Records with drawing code

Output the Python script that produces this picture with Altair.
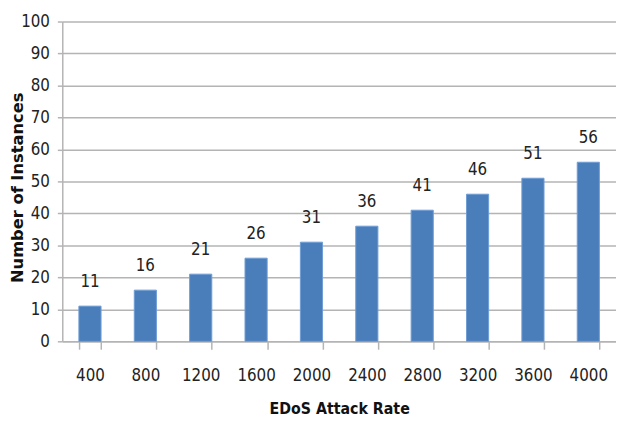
import altair as alt
import pandas as pd

rates = ["400", "800", "1200", "1600", "2000", "2400", "2800", "3200", "3600", "4000"]
instances = [11, 16, 21, 26, 31, 36, 41, 46, 51, 56]

df = pd.DataFrame({"rate": rates, "inst": instances})

FONT = "DejaVu Sans Condensed, Liberation Sans Narrow, sans-serif"
GRID = "#B4B4B4"

x = alt.X("rate:N", sort=rates,
          scale=alt.Scale(paddingInner=0.6, paddingOuter=0.3),
          axis=alt.Axis(title="EDoS Attack Rate", labelAngle=0, tickBand="extent",
                        labelFont=FONT, labelFontSize=17, labelColor="#222222",
                        labelPadding=19, tickSize=8, tickColor=GRID, domainColor=GRID,
                        domainWidth=1.5, tickWidth=1.5,
                        titleFont=FONT, titleFontSize=16, titleFontWeight="bold",
                        titleColor="#111111", titlePadding=17))
y = alt.Y("inst:Q", scale=alt.Scale(domain=[0, 100], nice=False),
          axis=alt.Axis(title="Number of Instances", values=list(range(0, 101, 10)),
                        labelFont=FONT, labelFontSize=17, labelColor="#222222",
                        labelPadding=8, tickSize=5, tickColor=GRID, domainColor=GRID,
                        domainWidth=1.5, tickWidth=1.5, gridColor=GRID, gridWidth=1.5,
                        titleFont="DejaVu Sans", titleFontSize=16.5, titleFontWeight="bold",
                        titleColor="#111111", titleX=-45, titleY=168, titleAngle=270,
                        titleAlign="center", titleBaseline="middle"))

bars = alt.Chart(df).mark_bar(color="#4A7EBB", stroke="#6E9CD4", strokeWidth=1).encode(x=x, y=y)
labels = alt.Chart(df).mark_text(baseline="bottom", dy=-15, font=FONT, fontSize=17,
                                 color="#222222").encode(x=x, y=y, text="inst:Q")

chart = (bars + labels).properties(
    width=561, height=324,
    autosize=alt.AutoSizeParams(type="none"),
    padding={"left": 55, "top": 11, "right": 0, "bottom": 76},
).configure_view(stroke=None)

chart.save("out.html", embed_options={"renderer": "svg", "actions": False})
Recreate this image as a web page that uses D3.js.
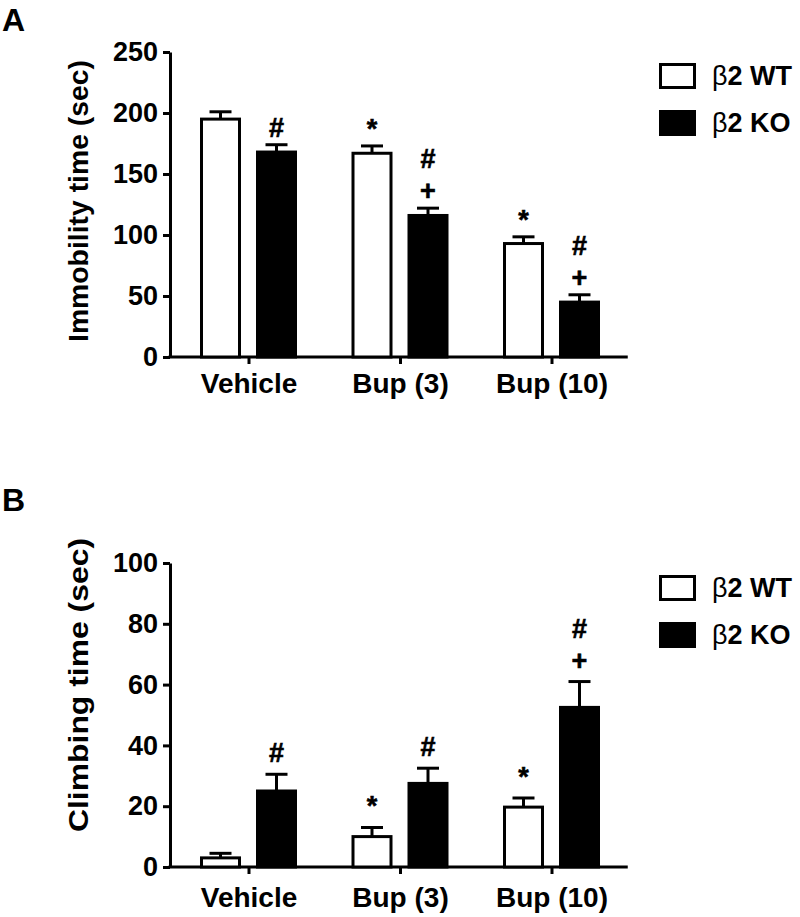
<!DOCTYPE html>
<html>
<head>
<meta charset="utf-8">
<script src="https://cdn.jsdelivr.net/npm/d3@7"></script>
<style>
  html, body { margin: 0; padding: 0; background: #fff; }
  svg { display: block; }
  text { font-family: "Liberation Sans", Arial, sans-serif; font-weight: bold; fill: #000; }
</style>
</head>
<body>
<svg id="chart" width="800" height="917"></svg>
<script>
// ---------- data ----------
const categories = ["Vehicle", "Bup (3)", "Bup (10)"];
const seriesNames = ["β2 WT", "β2 KO"];

const immobilityWT = [195, 167, 93];
const immobilityWTErr = [6, 6, 5.5];
const immobilityKO = [168, 116, 45];
const immobilityKOErr = [6, 6, 6];
const immobilityWTMarks = [[], ["*"], ["*"]];
const immobilityKOMarks = [["#"], ["#", "+"], ["#", "+"]];
const immobilityTicks = [0, 50, 100, 150, 200, 250];

const climbingWT = [3, 10, 19.7];
const climbingWTErr = [1.5, 3, 3];
const climbingKO = [25, 27.5, 52.5];
const climbingKOErr = [5.5, 5, 8.5];
const climbingWTMarks = [[], ["*"], ["*"]];
const climbingKOMarks = [["#"], ["#"], ["#", "+"]];
const climbingTicks = [0, 20, 40, 60, 80, 100];

// ---------- layout ----------
const svg = d3.select("#chart");

const panels = [
  {
    letter: "A", letterY: 31,
    title: "Immobility time (sec)", titleY: 201, titleLen: 282,
    top: 52, bottom: 357, max: 250, ticks: immobilityTicks,
    wt: immobilityWT, wtErr: immobilityWTErr, ko: immobilityKO, koErr: immobilityKOErr,
    wtMarks: immobilityWTMarks, koMarks: immobilityKOMarks,
    labelOffset: 36, markOffset: 8, legendTop: 63
  },
  {
    letter: "B", letterY: 511,
    title: "Climbing time (sec)", titleY: 685, titleLen: 294,
    top: 563, bottom: 867, max: 100, ticks: climbingTicks,
    wt: climbingWT, wtErr: climbingWTErr, ko: climbingKO, koErr: climbingKOErr,
    wtMarks: climbingWTMarks, koMarks: climbingKOMarks,
    labelOffset: 40, markOffset: 12, legendTop: 575
  }
];

const axisX = 170;
const x0 = d3.scaleBand().domain(categories).range([173.25, 627.75]).paddingInner(0).paddingOuter(0);
const x1 = d3.scaleBand().domain(seriesNames).range([26.75, 123.75]).paddingInner(15 / 56).paddingOuter(0);
const fills = { "β2 WT": "#fff", "β2 KO": "#000" };
const markGap = 32;

panels.forEach(p => {
  const g = svg.append("g");
  const y = d3.scaleLinear().domain([0, p.max]).range([p.bottom, p.top]);

  // panel letter
  g.append("text").attr("x", 2).attr("y", p.letterY).style("font-size", "32px").text(p.letter);

  // y axis title
  g.append("text")
    .attr("transform", `translate(79,${p.titleY}) rotate(-90)`)
    .attr("text-anchor", "middle")
    .attr("dominant-baseline", "central")
    .attr("textLength", p.titleLen)
    .attr("lengthAdjust", "spacingAndGlyphs")
    .style("font-size", "27px")
    .text(p.title);

  // y axis
  const ya = g.append("g").attr("transform", `translate(${axisX},0)`)
    .call(d3.axisLeft(y).tickValues(p.ticks).tickSize(7).tickSizeOuter(0).tickPadding(5).tickFormat(d3.format("d")));
  ya.select(".domain").attr("stroke-width", 3).attr("stroke", "#000");
  ya.selectAll(".tick line").attr("stroke-width", 3).attr("stroke", "#000");
  ya.selectAll(".tick text").style("font-size", "27px").style("font-family", "Liberation Sans, Arial, sans-serif").style("font-weight", "bold").attr("fill", "#000");

  // x axis
  const xa = g.append("g").attr("transform", `translate(0,${p.bottom})`)
    .call(d3.axisBottom(x0).tickSize(7).tickSizeOuter(0));
  xa.select(".domain").remove();
  xa.selectAll(".tick line").attr("stroke-width", 3).attr("stroke", "#000");
  xa.selectAll(".tick text").style("font-size", "28px").style("font-family", "Liberation Sans, Arial, sans-serif").style("font-weight", "bold").attr("fill", "#000")
    .attr("y", p.labelOffset).attr("dy", 0);
  g.append("line").attr("x1", axisX - 1.5).attr("x2", x0.range()[1]).attr("y1", p.bottom).attr("y2", p.bottom)
    .attr("stroke", "#000").attr("stroke-width", 3);

  // bar data
  const rows = [];
  categories.forEach((c, i) => {
    rows.push({ cat: c, s: "β2 WT", v: p.wt[i], e: p.wtErr[i], marks: p.wtMarks[i] });
    rows.push({ cat: c, s: "β2 KO", v: p.ko[i], e: p.koErr[i], marks: p.koMarks[i] });
  });

  const bw = x1.bandwidth();
  const bars = g.append("g").selectAll("g").data(rows).join("g")
    .attr("transform", d => `translate(${x0(d.cat) + x1(d.s)},0)`);

  // error bars (upper only)
  bars.append("line")
    .attr("x1", bw / 2).attr("x2", bw / 2)
    .attr("y1", d => y(d.v)).attr("y2", d => y(d.v + d.e))
    .attr("stroke", "#000").attr("stroke-width", 3);
  bars.append("line")
    .attr("x1", bw / 2 - 11).attr("x2", bw / 2 + 11)
    .attr("y1", d => y(d.v + d.e)).attr("y2", d => y(d.v + d.e))
    .attr("stroke", "#000").attr("stroke-width", 3);

  bars.append("rect")
    .attr("x", 1.5).attr("width", bw - 3)
    .attr("y", d => y(d.v)).attr("height", d => p.bottom - y(d.v))
    .attr("fill", d => fills[d.s]).attr("stroke", "#000").attr("stroke-width", 3);

  // significance marks
  bars.each(function (d) {
    const n = d.marks.length;
    d3.select(this).selectAll("text.mark").data(d.marks).join("text")
      .attr("class", "mark")
      .attr("x", bw / 2)
      .attr("y", (m, k) => y(d.v + d.e) - p.markOffset - (n - 1 - k) * markGap)
      .attr("text-anchor", "middle")
      .style("font-size", "27px")
      .style("stroke", "#000").style("stroke-width", 0.6)
      .text(m => m);
  });

  // legend
  const lg = g.append("g").attr("transform", `translate(659,${p.legendTop})`);
  seriesNames.forEach((s, i) => {
    const row = lg.append("g").attr("transform", `translate(0,${i * 47})`);
    row.append("rect").attr("x", 1.5).attr("y", 1.5).attr("width", 34).attr("height", 23)
      .attr("fill", fills[s]).attr("stroke", "#000").attr("stroke-width", 3);
    const t = row.append("text").attr("x", 53).attr("y", 13).attr("dominant-baseline", "central")
      .style("font-size", "27px");
    t.append("tspan").style("font-weight", "normal").text(s.slice(0, 1));
    t.append("tspan").text(s.slice(1));
  });
});
</script>
</body>
</html>
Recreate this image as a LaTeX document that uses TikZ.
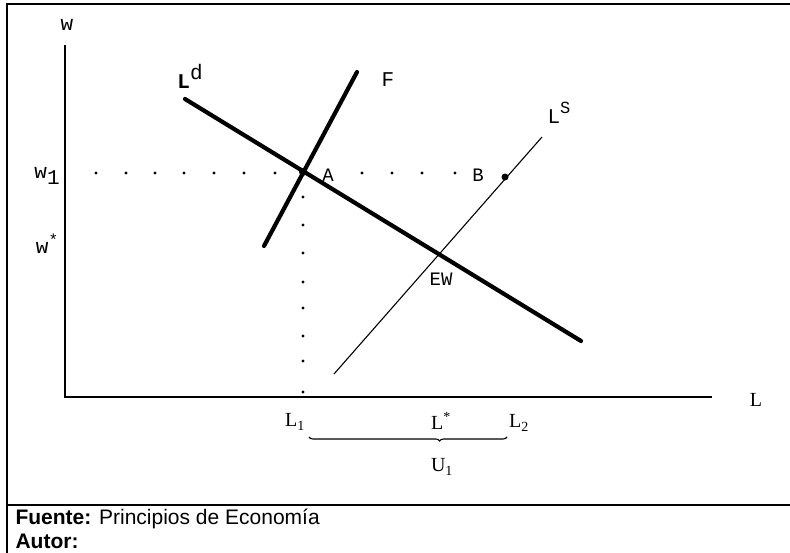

EXERCISE. Search the entries for the word "image" and copy every line that has it.

EXPECTED ANSWER.
Recreate this image as a web page that uses D3.js.
Recreate this image as a LaTeX document that uses TikZ.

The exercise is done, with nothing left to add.